Bellizze acrescentou que, para a jurisprudência do STJ, o fato de o único imóvel não servir para residência da entidade familiar não descaracteriza, por si só, o instituto do bem de família, tanto é que se admite a locação do imóvel para que ele gere frutos e possibilite à família constituir moradia em outro bem alugado, ou, até mesmo, que utilize os valores obtidos com a locação desse bem para complemento da renda familiar.
"Vê-se que a interpretação dada pelo Superior Tribunal de Justiça sobre a extensão do bem de família legal segue o movimento da despatrimonialização do direito civil, em observância aos princípios constitucionais da dignidade da pessoa humana e da solidariedade social, buscando sempre verificar a finalidade verdadeiramente dada ao imóvel", afirmou o relator.
Bem de família insuscetível de penhora
No caso julgado, a turma reconheceu que o imóvel, embora cedido aos sogros, manteve-se com as características de bem de família e, consequentemente, deveria ser considerado impenhorável – caso preenchidos os demais pressupostos legais –, já que, segundo ele, o escopo principal do bem continua sendo o de abrigar a entidade familiar.
"Importante relembrar que o conceito de família foi ampliado e fundamenta-se, principalmente, no afeto, de modo que não apenas o imóvel habitado pela família nuclear é passível de proteção como bem família, mas também aquele em que reside a família extensa, notadamente em virtude do princípio da solidariedade social e familiar, que impõe um cuidado mútuo entre os seus integrantes", concluiu o relator ao dar provimento ao recurso especial.
RECURSO ESPECIAL Nº 1.851.893 - MG (2019/0356812-0)

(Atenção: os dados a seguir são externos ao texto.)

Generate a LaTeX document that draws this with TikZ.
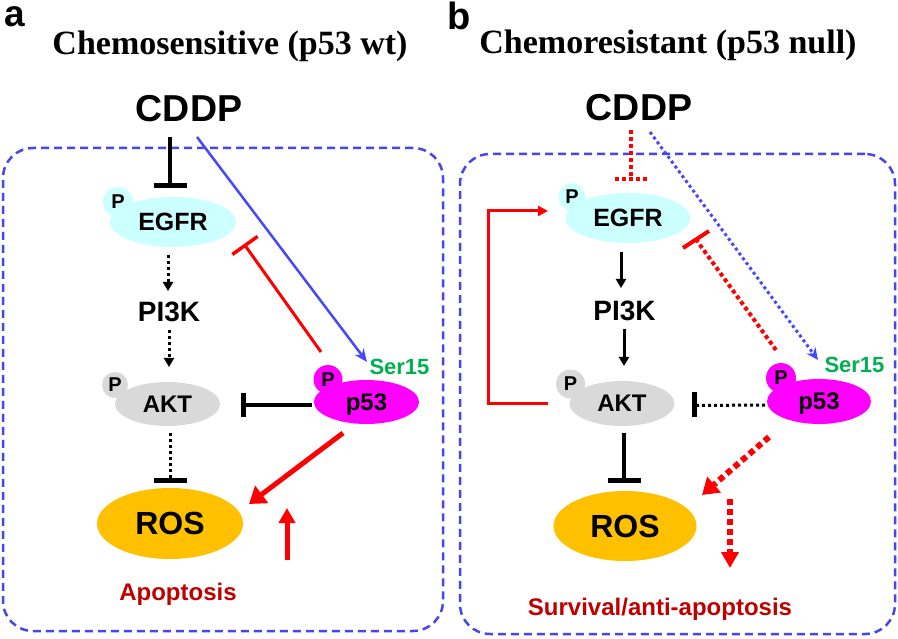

RELATOR : MINISTRO MARCO AURÉLIO BELLIZZE
RECORRENTE : DEBORA FERREIRA DE SOUZA PAULA
ADVOGADOS : DELZIO MARTINS VILELA - MG046943
SANDRO BOTREL VILELA - MG086656
RECORRIDO : COOPERATIVA DE CREDITO DE LIVRE ADMISSAO DA
REGIAO DE ALPINOPOLIS LTDA. - SICOOB CREDIALP
ADVOGADOS : NILMA SOUZA SALUM DE OLIVEIRA - MG036657
JORGE SALUM FARIA - MG207954
INTERES. : TRIPHENA FERREIRA DE SOUZA E OUTROS
ADVOGADO : DELZIO MARTINS VILELA E OUTRO(S) - MG046943
EMENTA
RECURSO ESPECIAL. CUMPRIMENTO DE SENTENÇA. PENHORA. BEM DE
FAMÍLIA. IMÓVEL CEDIDO AOS SOGROS DA PROPRIETÁRIA.
IMPENHORABILIDADE. RECONHECIMENTO. RECURSO ESPECIAL PROVIDO.
1. Para efeitos da proteção da Lei n. 8.009/1990, de forma geral, é suficiente
que o imóvel sirva de residência para a família do devedor, apenas podendo
ser afastada quando verificada alguma das hipóteses do art. 3º da referida lei.
2. A linha hermenêutica traçada pelo Superior Tribunal de Justiça acerca da
extensão do bem de família legal segue o movimento da despatrimonialização
do Direito Civil, em observância aos princípios constitucionais da dignidade da
pessoa humana e da solidariedade social, buscando sempre verificar a
finalidade verdadeiramente dada ao imóvel.
3. O imóvel cedido aos sogros da proprietária, que, por sua vez, reside de
aluguel em outro imóvel, não pode ser penhorado por se tratar de bem de família.
4. Recurso especial provido.
ACÓRDÃO
Vistos e relatados estes autos em que são partes as acima indicadas, acordam os
Ministros da Terceira Turma do Superior Tribunal de Justiça, por unanimidade,
dar provimento ao recurso especial, nos termos do voto do Sr. Ministro Relator.
Os Srs. Ministros Moura Ribeiro, Nancy Andrighi, Paulo de Tarso Sanseverino
(Presidente) e Ricardo Villas Bôas Cueva votaram com o Sr. Ministro Relator.
Brasília, 23 de novembro de 2021 (data do julgamento).